I'm always baffled by discussions of free will, and it seems to me that one
need look no further than the fact of the discussion itself for an answer.
If only two or three people out of a couple of thousand (as in the case of
museum-l) are entering into this particular discussion thread then what is
it, if not free will, that the non-participants are exercising?  So, it
seems to me that free will is a given, and to your point there can therefore
be no omniscient God.  But even in the case of a non-omniscient God, we
would expect supreme wisdom, compassion, and an ability to reason far beyond
the capability of mortal beings.  To question the behavior of such a God
would be insolent, to say the least, and any attempt to persuade that God
to affect the course of human events -- to succumb to mortal pleas and
reasoning -- is tantamount to saying that such a God's wisdom in all matters
is not supreme, i.e., "dear God, we mortals have a better idea about how
things should play out than you might already be contemplating."  That is
essentially what a prayer, for example, to keep a loved-one safe on a trip
is presuming of God.  And that believers gang-up on their prayers, as if the
sheer volume of many people asking over and over for the same thing would be
more persuasive than a single prayer, is even more insulting.  Prayer is
blasphemous.


> The main thing going through my mind at the moment is why we are trying to
> apply logic to the notion of God anyway.
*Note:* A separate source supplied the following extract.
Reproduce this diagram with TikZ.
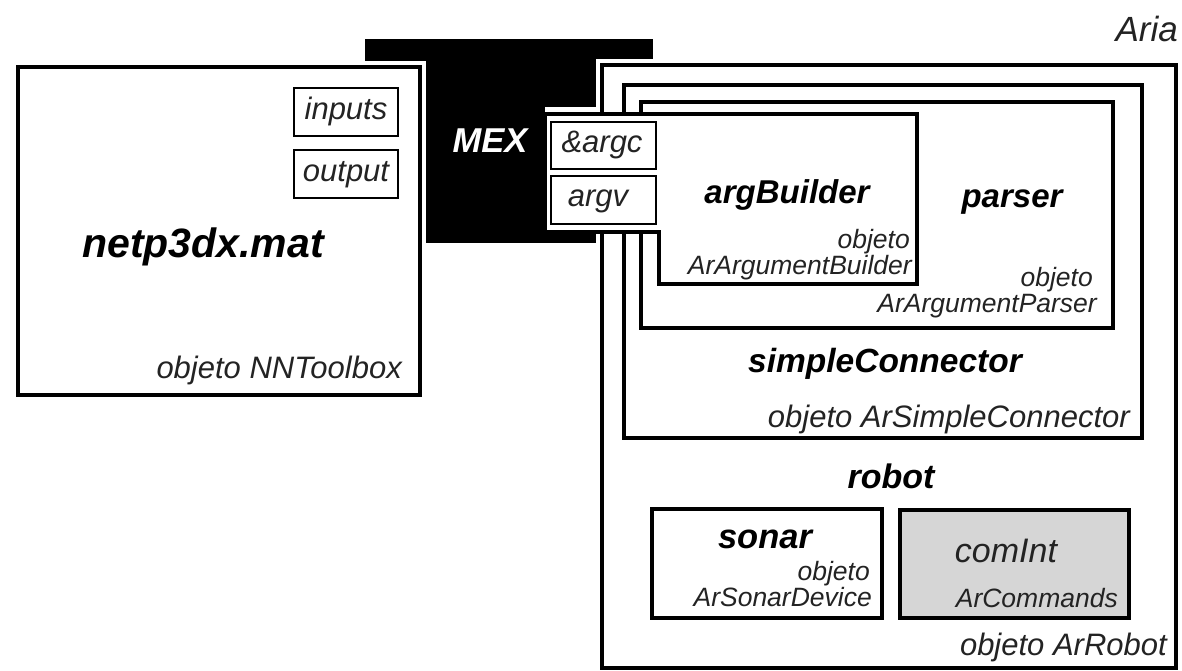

Other than that it is interesting,
> of course.


At the teeming surface of supernaturalism, logic is used by believers all
the time to justify their belief -- what is Intelligent Design, if not just
such an attempt.  I think belief is all about logic and how it builds from
assumptions.  Beneath the surface of supernaturalism, at the level of basic
assumptions, is where logic fails and faith is invoked.   In any discussion
of God, it is only logic and reason that can expose those deep assumptions
to continued scrutiny, which I think is an important thing for humans,
believers and non-believers alike, to attempt.